The peculiar status of Fever Pitch as a kind of autobiography that felt like fiction enabled the publishers to promote his second book, High Fidelity, as his first novel. Thankfully this was an even better piece of work, the story of an emotionally underdeveloped record shop owner obsessed not with football but music. In it, Hornby perfected his ability to write about male feelings in a way that both sexes can identify with - the men marvelling that someone has found a way to describe their most vulnerable and unappealing moments without quite abandoning them as pathetic, the women giving jeers of recognition that sometimes even give way to understanding.
About A Boy is novel number two then, and as such it suffers from what the lead character in High Fidelity would recognise as Second Album Syndrome. This is what happens when a new band bursts onto the music scene (as they say in such circles) with a debut recording that draws on a well of creativity stored up during years of obscurity, then goes to make a follow-up and finds that the source has run dry. The solution is often to fall back on the ideas and structures that were so successful the first time around.

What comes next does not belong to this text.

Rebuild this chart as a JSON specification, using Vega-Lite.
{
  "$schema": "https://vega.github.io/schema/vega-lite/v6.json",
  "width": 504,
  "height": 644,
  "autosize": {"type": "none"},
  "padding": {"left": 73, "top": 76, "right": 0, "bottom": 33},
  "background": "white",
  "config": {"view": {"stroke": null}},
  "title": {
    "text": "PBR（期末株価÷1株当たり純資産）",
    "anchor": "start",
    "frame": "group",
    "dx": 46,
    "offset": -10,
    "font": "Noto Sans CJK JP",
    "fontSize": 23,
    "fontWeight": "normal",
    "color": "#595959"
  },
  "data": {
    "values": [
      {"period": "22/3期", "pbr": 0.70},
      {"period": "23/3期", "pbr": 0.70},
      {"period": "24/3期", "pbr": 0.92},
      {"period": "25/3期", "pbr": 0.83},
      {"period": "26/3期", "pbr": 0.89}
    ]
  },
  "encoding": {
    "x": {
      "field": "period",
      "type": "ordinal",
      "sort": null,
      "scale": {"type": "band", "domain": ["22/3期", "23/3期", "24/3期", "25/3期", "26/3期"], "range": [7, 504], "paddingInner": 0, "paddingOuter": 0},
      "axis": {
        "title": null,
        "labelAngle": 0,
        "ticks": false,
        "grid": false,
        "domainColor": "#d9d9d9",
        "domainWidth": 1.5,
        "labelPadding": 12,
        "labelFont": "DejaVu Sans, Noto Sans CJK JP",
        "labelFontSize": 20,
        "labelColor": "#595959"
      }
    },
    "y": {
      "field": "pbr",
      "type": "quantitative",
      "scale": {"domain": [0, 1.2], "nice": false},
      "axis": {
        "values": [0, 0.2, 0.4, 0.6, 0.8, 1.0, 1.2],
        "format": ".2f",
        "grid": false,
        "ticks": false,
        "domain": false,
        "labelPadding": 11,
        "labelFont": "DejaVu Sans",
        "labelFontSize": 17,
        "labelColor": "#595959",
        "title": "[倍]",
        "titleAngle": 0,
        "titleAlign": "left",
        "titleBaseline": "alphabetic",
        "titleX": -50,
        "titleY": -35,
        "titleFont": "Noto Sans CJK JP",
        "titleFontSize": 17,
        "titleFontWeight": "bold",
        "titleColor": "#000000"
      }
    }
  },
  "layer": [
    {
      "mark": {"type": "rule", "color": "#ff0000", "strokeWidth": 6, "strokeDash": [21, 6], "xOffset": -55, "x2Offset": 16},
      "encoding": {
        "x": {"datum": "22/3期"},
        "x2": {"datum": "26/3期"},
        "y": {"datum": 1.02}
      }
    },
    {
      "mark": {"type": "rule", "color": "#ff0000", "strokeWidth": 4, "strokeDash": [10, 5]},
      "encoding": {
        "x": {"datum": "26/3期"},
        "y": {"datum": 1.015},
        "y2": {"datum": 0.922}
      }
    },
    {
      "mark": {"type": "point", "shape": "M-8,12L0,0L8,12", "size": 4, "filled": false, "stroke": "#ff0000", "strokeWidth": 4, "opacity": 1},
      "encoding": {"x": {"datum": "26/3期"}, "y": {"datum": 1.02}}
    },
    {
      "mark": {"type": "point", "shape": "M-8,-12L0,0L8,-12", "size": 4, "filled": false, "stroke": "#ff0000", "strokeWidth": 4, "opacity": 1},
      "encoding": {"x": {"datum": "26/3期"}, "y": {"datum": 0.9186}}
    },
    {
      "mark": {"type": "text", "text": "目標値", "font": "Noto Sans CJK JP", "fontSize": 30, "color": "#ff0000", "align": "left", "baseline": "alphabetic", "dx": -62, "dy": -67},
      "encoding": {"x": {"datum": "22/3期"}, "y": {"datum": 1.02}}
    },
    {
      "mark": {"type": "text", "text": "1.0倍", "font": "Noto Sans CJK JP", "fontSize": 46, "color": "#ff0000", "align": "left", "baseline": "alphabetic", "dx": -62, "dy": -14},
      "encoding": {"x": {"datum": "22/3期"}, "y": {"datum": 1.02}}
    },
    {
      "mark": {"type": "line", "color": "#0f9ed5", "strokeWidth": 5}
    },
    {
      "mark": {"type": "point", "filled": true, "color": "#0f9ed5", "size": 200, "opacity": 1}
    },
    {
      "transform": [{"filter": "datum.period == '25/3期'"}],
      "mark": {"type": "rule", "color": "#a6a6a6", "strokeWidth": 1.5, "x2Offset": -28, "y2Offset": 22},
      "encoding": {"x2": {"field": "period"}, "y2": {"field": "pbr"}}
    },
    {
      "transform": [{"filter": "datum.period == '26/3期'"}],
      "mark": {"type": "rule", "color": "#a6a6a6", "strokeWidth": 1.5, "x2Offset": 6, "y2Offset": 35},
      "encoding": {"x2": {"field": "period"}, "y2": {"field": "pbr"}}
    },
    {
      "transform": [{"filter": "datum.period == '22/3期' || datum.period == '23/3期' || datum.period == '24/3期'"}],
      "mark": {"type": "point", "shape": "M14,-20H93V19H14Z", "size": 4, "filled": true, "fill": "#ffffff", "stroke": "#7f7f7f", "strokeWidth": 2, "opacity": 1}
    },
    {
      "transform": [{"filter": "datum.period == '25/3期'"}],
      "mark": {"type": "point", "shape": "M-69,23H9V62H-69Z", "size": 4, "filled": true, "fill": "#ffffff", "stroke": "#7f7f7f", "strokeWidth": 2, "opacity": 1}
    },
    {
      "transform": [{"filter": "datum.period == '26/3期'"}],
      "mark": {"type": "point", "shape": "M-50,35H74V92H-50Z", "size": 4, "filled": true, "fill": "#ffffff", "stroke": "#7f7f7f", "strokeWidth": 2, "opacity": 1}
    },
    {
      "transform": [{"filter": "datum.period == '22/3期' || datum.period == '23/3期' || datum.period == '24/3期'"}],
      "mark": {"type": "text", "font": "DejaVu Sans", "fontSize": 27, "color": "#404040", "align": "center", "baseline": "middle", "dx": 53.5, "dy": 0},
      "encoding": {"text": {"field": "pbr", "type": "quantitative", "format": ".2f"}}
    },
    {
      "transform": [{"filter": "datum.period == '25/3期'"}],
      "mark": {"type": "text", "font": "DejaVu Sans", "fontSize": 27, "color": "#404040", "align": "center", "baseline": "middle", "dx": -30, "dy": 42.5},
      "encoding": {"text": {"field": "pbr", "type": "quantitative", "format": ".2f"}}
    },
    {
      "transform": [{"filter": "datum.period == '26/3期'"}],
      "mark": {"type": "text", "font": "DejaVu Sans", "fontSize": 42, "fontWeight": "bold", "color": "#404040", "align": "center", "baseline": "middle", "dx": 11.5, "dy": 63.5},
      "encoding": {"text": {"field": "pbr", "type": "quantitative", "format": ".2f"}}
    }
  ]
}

The world described by About A Boy will be very familiar to the Hornby fan. Its protagonist, Will, is a thirtysomething who hasn't quite grown up (in his case because he hasn't had to, being the beneficiary of regular and generous royalty cheques from a Christmas novelty single, written by his father many years ago). He lives in North London, doesn't quite understand women, and assesses people on the basis of the music they listen to (an authorial shorthand that worked better in High Fidelity, when the songs in question were usually classics from the past, than it does in About A Boy, concerned as it is with Nirvana, Snoop Doggy Dogg, and other music of 1993, and therefore feels instantly dated and awkward, neither nostalgic nor contemporary).
The difference, of course, is the boy Marcus, the bright but unworldly product of dysfunctional parents, who is drawn by events into contact with Will and sees him as the epitome of cool. Since cool is what Marcus doesn't have, and what he needs to stop people beating him up in the playground, he latches on to Will.

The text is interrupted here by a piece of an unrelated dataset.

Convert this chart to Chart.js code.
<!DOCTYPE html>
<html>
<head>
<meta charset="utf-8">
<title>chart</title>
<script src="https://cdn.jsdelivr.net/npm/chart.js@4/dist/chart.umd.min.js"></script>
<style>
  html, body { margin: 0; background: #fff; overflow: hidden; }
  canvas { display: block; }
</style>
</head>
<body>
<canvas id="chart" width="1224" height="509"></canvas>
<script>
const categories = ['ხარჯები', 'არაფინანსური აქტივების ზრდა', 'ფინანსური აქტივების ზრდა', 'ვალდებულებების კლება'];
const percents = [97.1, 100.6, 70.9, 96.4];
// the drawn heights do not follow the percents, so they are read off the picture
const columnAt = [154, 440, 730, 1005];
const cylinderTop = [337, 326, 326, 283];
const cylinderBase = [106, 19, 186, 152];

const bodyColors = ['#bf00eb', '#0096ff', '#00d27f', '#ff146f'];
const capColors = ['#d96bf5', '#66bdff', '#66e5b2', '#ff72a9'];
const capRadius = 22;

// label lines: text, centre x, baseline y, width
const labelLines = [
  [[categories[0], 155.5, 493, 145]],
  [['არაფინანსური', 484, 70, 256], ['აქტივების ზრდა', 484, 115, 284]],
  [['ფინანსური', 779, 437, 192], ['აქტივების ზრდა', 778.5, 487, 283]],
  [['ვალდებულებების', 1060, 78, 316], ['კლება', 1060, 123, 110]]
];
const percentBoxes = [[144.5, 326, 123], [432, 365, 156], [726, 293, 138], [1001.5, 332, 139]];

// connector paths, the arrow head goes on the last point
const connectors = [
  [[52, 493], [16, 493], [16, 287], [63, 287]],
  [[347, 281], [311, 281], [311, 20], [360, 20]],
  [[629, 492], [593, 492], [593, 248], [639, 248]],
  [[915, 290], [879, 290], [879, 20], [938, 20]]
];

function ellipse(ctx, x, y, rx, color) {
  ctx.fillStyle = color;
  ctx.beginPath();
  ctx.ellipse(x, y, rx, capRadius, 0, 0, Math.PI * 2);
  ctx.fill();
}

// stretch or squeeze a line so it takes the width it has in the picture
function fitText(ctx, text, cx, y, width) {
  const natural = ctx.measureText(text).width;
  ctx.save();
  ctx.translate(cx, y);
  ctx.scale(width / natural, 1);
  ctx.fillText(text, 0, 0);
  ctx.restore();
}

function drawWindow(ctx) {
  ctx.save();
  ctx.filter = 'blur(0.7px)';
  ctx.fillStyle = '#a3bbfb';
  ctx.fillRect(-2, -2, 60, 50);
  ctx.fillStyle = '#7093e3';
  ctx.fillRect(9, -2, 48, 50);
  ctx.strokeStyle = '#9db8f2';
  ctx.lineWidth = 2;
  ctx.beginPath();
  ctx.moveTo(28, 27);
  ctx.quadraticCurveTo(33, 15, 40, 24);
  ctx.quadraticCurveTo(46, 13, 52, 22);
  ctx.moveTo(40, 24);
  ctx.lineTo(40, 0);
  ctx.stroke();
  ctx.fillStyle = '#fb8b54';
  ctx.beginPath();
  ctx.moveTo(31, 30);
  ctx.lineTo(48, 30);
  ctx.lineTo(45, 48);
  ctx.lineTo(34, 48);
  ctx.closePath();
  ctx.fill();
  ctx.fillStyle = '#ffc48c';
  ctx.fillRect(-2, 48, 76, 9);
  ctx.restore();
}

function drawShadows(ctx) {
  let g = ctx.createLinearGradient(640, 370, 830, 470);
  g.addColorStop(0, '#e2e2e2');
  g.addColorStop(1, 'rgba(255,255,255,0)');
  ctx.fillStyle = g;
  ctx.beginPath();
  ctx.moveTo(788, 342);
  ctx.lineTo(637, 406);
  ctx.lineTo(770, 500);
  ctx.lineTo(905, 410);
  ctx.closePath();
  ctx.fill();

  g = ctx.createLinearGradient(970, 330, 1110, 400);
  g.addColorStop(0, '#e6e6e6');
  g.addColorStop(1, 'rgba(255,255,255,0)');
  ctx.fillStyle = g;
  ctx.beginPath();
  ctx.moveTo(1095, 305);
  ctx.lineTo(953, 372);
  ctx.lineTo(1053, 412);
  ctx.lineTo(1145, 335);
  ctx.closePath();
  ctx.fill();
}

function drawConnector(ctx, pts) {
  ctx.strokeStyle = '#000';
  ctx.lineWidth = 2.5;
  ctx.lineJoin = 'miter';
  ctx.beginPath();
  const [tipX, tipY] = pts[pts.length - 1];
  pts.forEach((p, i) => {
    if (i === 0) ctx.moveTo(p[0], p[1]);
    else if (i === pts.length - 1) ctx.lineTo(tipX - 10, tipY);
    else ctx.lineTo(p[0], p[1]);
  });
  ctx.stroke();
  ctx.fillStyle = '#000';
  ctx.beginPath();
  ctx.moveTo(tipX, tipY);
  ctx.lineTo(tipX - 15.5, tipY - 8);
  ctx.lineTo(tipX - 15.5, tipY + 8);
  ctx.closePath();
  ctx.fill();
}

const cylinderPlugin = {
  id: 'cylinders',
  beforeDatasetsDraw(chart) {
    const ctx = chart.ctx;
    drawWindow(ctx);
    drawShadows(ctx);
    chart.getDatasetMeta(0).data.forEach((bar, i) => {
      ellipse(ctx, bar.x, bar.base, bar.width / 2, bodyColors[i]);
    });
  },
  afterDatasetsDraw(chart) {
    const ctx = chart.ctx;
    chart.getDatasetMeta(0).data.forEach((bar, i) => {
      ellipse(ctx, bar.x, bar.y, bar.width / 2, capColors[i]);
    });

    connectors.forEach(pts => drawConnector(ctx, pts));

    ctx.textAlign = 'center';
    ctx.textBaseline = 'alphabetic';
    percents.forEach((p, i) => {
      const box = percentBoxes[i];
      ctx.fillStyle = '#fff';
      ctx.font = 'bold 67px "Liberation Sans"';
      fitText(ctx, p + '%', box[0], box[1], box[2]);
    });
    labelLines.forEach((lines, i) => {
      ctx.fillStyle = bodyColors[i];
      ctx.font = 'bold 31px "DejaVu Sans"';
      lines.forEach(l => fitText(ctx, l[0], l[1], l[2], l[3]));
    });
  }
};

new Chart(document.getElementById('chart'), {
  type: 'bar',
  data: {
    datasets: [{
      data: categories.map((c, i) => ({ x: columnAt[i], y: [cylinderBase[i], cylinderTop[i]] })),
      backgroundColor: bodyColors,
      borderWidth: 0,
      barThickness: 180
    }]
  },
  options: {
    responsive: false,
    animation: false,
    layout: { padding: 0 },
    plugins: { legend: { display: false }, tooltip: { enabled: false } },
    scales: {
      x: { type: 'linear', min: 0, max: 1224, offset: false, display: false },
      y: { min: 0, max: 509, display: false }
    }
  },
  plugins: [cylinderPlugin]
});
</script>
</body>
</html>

For his part Will does not need to work, so has the time and money to devour style magazines and follow their guidance - and being without much experience or personality, the current definition of cool is about all he has to offer anyone. The scene is set, then, for a sequence of events that moves slowly and predictably towards a happy ending, in which Will and other troubled individuals achieve various forms of redemption. It trundles along nicely enough, but there are very few of the jaw-dropping "God-let-me-just-read-you-this-bit" moments of comedy or insight one now expects from Hornby.

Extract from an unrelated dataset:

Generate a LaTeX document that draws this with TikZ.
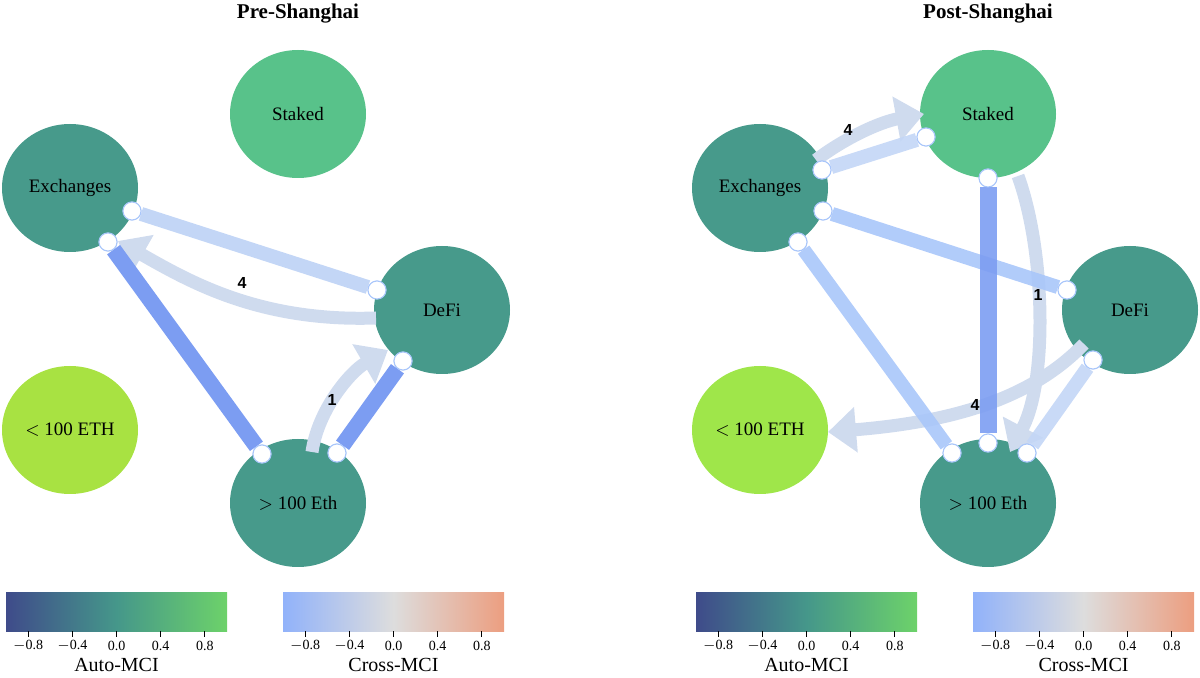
\documentclass[tikz,border=0pt]{standalone}
\usepackage{fontspec}
\setmainfont{Liberation Serif}
\newfontfamily\lblfont{Liberation Sans}
\usetikzlibrary{arrows.meta,shapes.geometric}
\newlength\pxu
\setlength\pxu{0.5pt}
\definecolor{cStaked}{HTML}{58C28A}
\definecolor{cMid}{HTML}{479A8B}
\definecolor{cSmallL}{HTML}{A8E242}
\definecolor{cSmallR}{HTML}{9FE64A}
\definecolor{eDark}{HTML}{7C9DF2}
\definecolor{eMid}{HTML}{A9C6FA}
\definecolor{eLight}{HTML}{C3D6F6}
\definecolor{aGrey}{HTML}{CFDBEE}
\definecolor{vA}{RGB}{75,17,102}
\definecolor{vB}{RGB}{63,75,138}
\definecolor{vC}{RGB}{69,151,138}
\definecolor{vD}{RGB}{109,210,106}
\definecolor{vE}{RGB}{227,245,60}
\definecolor{wA}{RGB}{65,85,205}
\definecolor{wB}{RGB}{145,178,250}
\definecolor{wC}{RGB}{221,221,221}
\definecolor{wD}{RGB}{236,158,128}
\definecolor{wE}{RGB}{180,25,40}
\pgfdeclarehorizontalshading{viri}{100bp}{color(0bp)=(vA); color(25bp)=(vB); color(50bp)=(vC); color(75bp)=(vD); color(100bp)=(vE)}
\pgfdeclarehorizontalshading{cwarm}{100bp}{color(0bp)=(wA); color(25bp)=(wB); color(50bp)=(wC); color(75bp)=(wD); color(100bp)=(wE)}
\tikzset{
  netnode/.style={ellipse,minimum width=136\pxu,minimum height=128\pxu,inner sep=0pt,font=\fontsize{9.5}{11}\selectfont},
  port/.style={circle,fill=white,draw=eMid,line width=0.5pt,minimum size=18\pxu,inner sep=0pt},
  link/.style={line width=#1\pxu},
  carrow/.style={draw=aGrey,line width=13\pxu,-{Triangle[length=14pt,width=22pt]}},
  elabel/.style={font=\lblfont\bfseries\fontsize{8}{9}\selectfont,text=black},
  ttl/.style={font=\bfseries\fontsize{10.5}{12}\selectfont},
  tick/.style={font=\fontsize{7}{8}\selectfont},
  cblab/.style={font=\fontsize{10}{12}\selectfont}
}
\begin{document}
\begin{tikzpicture}[x=0.5pt,y=-0.5pt]
\useasboundingbox (0,0) rectangle (1200,678);
\node[ttl] (t1) at (298,14) {Pre-Shanghai};
\node[ttl] (t2) at (988,14) {Post-Shanghai};
% ---------- left nodes
\node[netnode,fill=cStaked] (lS) at (298,114) {Staked};
\node[netnode,fill=cMid] (lE) at (70,188) {Exchanges};
\node[netnode,fill=cMid] (lD) at (442,310) {DeFi};
\node[netnode,fill=cSmallL] (lL) at (70,430) {$<$ 100 ETH};
\node[netnode,fill=cMid] (lB) at (298,503) {$>$ 100 Eth};
% ---------- right nodes
\node[netnode,fill=cStaked] (rS) at (988,114) {Staked};
\node[netnode,fill=cMid] (rE) at (760,188) {Exchanges};
\node[netnode,fill=cMid] (rD) at (1130,310) {DeFi};
\node[netnode,fill=cSmallR] (rL) at (760,430) {$<$ 100 ETH};
\node[netnode,fill=cMid] (rB) at (988,503) {$>$ 100 Eth};
% ---------- left curved arrows
\coordinate (la1s) at (376,318); \coordinate (la1e) at (118,241);
\draw[carrow] (la1s) .. controls (260,322) and (190,282) .. (la1e);
\coordinate (la2s) at (312,452); \coordinate (la2e) at (388,350);
\draw[carrow] (la2s) .. controls (318,410) and (350,372) .. (la2e);
\node[elabel] (l4) at (242,283) {4};
\node[elabel] (l1) at (332,400) {1};
% left straight
\node[port] (pEB1) at (108,242) {}; \node[port] (pEB2) at (262,454) {};
\node[port] (pED1) at (132,211) {}; \node[port] (pED2) at (377,290) {};
\node[port] (pBD1) at (337,453) {}; \node[port] (pBD2) at (403,361) {};
\draw[link=16,eDark] (pEB1) -- (pEB2);
\draw[link=14,eLight] (pED1) -- (pED2);
\draw[link=16,eDark] (pBD1) -- (pBD2);
\foreach \p in {pEB1,pEB2,pED1,pED2,pBD1,pBD2}{\node[port] at (\p) {};}
% ---------- right curved arrows
\coordinate (ra1s) at (816,160); \coordinate (ra1e) at (924,114);
\draw[carrow] (ra1s) .. controls (845,138) and (880,122) .. (ra1e);
\coordinate (ra2s) at (1018,176); \coordinate (ra2e) at (1010,452);
\draw[carrow] (ra2s) .. controls (1045,250) and (1048,380) .. (ra2e);
\coordinate (ra3s) at (1084,344); \coordinate (ra3e) at (828,432);
\draw[carrow] (ra3s) .. controls (1030,400) and (950,422) .. (ra3e);
\node[elabel] (r4a) at (848,130) {4};
\node[elabel] (r1) at (1038,295) {1};
\node[elabel] (r4b) at (975,405) {4};
% right straight
\node[port] (qES1) at (822,170) {}; \node[port] (qES2) at (926,137) {};
\node[port] (qSB1) at (988,178) {}; \node[port] (qSB2) at (988,443) {};
\node[port] (qED1) at (823,211) {}; \node[port] (qED2) at (1067,290) {};
\node[port] (qEB1) at (798,242) {}; \node[port] (qEB2) at (952,453) {};
\node[port] (qDB1) at (1093,360) {}; \node[port] (qDB2) at (1027,453) {};
\draw[link=14,eLight,opacity=0.9] (qES1) -- (qES2);
\draw[link=14,eMid,opacity=0.9] (qED1) -- (qED2);
\draw[link=14,eMid,opacity=0.9] (qEB1) -- (qEB2);
\draw[link=14,eLight,opacity=0.9] (qDB1) -- (qDB2);
\draw[link=17,eDark,opacity=0.9] (qSB1) -- (qSB2);
\foreach \p in {qES1,qES2,qSB1,qSB2,qED1,qED2,qEB1,qEB2,qDB1,qDB2}{\node[port] at (\p) {};}
% ---------- colorbars
\foreach \x/\sh/\lab/\n in {6/viri/Auto-MCI/a,283/cwarm/Cross-MCI/b,696/viri/Auto-MCI/c,973/cwarm/Cross-MCI/d}{
  \shade[shading=\sh] (\x,592) rectangle (\x+221,631);
  \foreach \v/\t in {-0.8/$-$0.8,-0.4/$-$0.4,0/0.0,0.4/0.4,0.8/0.8}{
    \draw[line width=0.5pt] (\x+110.5+110.5*\v,631) -- (\x+110.5+110.5*\v,637);
    \node[tick] at (\x+110.5+110.5*\v,646) {\t};
  }
  \node[cblab] (cb\n) at (\x+110.5,665) {\lab};
}
\end{tikzpicture}
\end{document}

Worse is the growing suspicion that even Marcus, a boy with bad hair but perception and humour beyond his years, is just another, shorter version of the standard Hornby male. As attempts to get inside the mind of a young man go, this sure ain't Paddy Clarke.
At the end of Fever Pitch, the author describes watching Michael Thomas break through the Liverpool defence to score the goal that won Arsenal the 1989 League Championship. Reading his new book, one feels as Gunners fans must when watching that moment on video, nearly a decade later. Thomas still scores, the crowd still cheers, the components are all there - but it is nowhere near as exciting as the first time around. Describing that moment of victory as sweeter for the fan than either sex or the birth of a child, Hornby wrote that real life was "paler, duller and contains less potential for unexpected delirium" - words that also serve to describe About A Boy. It's not bad, but from him that's just not good enough.